Task description
Go from the first line to the line with "import * as" and return those lines verbatim, ends included.

========================================================================

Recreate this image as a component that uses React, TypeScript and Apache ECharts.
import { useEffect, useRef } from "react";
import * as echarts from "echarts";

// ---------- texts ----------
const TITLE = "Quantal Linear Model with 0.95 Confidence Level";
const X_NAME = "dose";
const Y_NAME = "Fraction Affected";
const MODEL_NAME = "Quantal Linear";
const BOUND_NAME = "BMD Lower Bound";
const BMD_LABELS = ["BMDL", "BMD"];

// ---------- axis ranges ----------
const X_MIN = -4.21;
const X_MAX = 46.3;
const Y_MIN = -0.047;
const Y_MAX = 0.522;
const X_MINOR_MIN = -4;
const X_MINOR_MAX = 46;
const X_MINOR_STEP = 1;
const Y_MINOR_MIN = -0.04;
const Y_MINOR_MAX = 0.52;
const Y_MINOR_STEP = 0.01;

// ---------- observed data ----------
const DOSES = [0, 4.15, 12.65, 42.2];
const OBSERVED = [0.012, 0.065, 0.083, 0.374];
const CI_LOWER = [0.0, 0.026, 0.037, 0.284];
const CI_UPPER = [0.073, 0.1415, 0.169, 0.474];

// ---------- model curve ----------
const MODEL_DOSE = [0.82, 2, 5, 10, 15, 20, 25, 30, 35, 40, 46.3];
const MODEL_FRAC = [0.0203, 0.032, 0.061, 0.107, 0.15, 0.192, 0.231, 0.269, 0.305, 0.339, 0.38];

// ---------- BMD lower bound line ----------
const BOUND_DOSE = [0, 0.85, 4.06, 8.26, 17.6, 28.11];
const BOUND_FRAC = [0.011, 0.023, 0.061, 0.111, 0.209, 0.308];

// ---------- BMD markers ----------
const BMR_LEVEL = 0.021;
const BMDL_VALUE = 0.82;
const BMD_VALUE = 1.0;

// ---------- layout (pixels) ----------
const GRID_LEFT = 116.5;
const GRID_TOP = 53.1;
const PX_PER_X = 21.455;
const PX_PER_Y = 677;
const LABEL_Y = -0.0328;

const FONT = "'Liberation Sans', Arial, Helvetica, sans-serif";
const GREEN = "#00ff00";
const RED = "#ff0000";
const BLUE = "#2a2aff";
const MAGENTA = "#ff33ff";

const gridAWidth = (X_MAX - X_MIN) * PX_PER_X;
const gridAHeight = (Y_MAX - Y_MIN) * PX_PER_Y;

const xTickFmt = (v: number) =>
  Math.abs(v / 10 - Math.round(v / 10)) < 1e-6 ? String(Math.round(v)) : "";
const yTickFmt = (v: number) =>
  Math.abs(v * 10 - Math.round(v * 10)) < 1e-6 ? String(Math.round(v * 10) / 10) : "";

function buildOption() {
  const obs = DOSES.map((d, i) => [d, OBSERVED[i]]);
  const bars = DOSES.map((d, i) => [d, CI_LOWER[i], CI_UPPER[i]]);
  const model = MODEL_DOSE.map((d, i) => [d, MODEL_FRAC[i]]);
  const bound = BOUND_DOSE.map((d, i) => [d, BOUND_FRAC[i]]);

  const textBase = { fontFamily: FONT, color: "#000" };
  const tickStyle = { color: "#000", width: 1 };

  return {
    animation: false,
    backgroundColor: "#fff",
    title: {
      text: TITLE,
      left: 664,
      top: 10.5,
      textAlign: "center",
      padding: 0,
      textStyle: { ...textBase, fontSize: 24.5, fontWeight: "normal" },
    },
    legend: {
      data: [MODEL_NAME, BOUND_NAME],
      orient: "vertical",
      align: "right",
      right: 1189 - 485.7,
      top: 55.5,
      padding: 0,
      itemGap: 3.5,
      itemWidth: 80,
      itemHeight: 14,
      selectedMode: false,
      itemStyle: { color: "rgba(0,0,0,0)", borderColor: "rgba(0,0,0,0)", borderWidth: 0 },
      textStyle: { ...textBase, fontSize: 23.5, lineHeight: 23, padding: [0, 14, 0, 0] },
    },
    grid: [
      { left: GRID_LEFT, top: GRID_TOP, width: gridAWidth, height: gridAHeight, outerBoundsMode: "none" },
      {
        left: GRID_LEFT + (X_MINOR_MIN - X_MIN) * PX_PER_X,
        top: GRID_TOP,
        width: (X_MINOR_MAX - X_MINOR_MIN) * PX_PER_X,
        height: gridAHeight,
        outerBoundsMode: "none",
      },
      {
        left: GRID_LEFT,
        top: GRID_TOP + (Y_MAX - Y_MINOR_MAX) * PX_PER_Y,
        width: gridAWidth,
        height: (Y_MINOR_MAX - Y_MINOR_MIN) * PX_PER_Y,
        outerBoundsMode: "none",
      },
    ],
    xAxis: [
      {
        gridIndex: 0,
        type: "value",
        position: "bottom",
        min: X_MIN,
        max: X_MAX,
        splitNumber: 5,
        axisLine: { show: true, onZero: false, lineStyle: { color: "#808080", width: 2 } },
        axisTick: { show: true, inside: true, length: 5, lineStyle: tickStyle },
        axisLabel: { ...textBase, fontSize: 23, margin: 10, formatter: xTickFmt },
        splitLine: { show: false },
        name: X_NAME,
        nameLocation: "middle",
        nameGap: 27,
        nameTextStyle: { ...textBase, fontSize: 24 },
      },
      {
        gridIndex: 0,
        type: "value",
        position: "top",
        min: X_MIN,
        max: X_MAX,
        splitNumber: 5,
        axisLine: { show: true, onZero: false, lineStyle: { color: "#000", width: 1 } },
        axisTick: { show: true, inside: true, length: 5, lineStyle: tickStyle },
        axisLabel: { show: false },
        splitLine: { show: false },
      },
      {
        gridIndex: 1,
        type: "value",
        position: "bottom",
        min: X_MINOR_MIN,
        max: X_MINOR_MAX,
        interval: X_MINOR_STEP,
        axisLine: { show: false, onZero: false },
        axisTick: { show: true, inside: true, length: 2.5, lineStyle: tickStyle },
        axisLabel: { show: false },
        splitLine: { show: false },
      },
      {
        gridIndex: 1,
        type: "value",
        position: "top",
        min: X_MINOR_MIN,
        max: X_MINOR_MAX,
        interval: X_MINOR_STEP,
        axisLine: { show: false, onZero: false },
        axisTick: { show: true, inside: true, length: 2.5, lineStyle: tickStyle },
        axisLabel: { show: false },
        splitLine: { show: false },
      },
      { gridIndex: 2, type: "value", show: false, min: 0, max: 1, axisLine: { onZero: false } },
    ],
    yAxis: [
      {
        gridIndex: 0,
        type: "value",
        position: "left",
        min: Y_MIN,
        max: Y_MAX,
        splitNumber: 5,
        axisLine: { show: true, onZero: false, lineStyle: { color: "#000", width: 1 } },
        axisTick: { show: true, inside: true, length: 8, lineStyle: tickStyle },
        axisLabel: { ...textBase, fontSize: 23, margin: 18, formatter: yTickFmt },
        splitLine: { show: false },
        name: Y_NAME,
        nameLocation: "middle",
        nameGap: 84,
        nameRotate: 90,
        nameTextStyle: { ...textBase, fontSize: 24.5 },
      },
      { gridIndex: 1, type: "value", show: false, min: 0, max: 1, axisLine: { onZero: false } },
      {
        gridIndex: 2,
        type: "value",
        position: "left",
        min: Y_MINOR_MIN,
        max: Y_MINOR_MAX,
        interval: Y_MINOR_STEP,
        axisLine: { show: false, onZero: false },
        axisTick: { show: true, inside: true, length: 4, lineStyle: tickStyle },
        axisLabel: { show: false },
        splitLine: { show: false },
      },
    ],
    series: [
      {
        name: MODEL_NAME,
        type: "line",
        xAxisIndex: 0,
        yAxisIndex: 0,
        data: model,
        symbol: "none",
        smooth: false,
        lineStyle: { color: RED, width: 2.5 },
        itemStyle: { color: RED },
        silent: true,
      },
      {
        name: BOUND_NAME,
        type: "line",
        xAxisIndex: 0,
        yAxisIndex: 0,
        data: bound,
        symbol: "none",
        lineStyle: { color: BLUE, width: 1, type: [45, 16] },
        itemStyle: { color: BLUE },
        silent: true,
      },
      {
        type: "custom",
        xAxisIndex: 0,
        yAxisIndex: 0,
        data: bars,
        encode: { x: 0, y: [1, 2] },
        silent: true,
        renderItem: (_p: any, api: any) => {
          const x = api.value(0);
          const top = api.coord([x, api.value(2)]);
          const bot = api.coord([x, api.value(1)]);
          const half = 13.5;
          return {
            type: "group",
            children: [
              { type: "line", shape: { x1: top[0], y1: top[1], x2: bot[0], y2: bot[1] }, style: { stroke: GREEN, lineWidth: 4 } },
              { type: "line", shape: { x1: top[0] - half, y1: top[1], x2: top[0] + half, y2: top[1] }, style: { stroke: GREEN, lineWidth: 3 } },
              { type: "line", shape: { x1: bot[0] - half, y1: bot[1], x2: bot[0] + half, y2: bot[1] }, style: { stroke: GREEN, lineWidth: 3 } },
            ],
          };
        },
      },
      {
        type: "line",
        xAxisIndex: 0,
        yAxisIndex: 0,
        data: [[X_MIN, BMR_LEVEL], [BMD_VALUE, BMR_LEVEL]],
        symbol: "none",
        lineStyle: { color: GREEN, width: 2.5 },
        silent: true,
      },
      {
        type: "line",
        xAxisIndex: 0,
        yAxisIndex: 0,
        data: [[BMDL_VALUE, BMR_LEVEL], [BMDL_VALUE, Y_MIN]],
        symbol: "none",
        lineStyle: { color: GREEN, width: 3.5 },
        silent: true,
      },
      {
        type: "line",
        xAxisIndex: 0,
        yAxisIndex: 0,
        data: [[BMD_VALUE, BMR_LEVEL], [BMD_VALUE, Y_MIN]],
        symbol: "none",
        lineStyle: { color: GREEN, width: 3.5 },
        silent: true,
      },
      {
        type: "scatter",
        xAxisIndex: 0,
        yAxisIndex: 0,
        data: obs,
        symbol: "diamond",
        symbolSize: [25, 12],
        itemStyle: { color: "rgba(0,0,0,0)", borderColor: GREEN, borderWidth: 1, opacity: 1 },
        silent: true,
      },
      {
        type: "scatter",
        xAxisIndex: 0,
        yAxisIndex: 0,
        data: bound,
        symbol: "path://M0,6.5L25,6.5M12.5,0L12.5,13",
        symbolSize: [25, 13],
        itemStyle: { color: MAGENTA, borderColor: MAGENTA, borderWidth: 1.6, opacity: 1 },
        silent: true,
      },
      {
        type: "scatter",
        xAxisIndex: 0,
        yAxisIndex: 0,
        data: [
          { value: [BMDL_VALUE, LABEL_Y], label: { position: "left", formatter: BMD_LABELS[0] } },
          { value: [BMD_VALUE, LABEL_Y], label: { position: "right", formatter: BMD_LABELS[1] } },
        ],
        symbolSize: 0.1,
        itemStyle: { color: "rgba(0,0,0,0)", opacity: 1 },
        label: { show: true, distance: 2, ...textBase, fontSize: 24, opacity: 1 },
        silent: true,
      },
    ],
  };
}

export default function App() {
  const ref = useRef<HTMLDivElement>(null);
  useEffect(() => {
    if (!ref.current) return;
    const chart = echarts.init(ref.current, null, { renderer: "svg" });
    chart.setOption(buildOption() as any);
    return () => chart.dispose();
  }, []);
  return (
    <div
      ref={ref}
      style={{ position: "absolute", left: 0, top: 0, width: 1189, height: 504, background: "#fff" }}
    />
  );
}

========================================================================

Answer in full
Recreate this image as a component that uses React, TypeScript and Apache ECharts.
import { useEffect, useRef } from "react";
import * as echarts from "echarts";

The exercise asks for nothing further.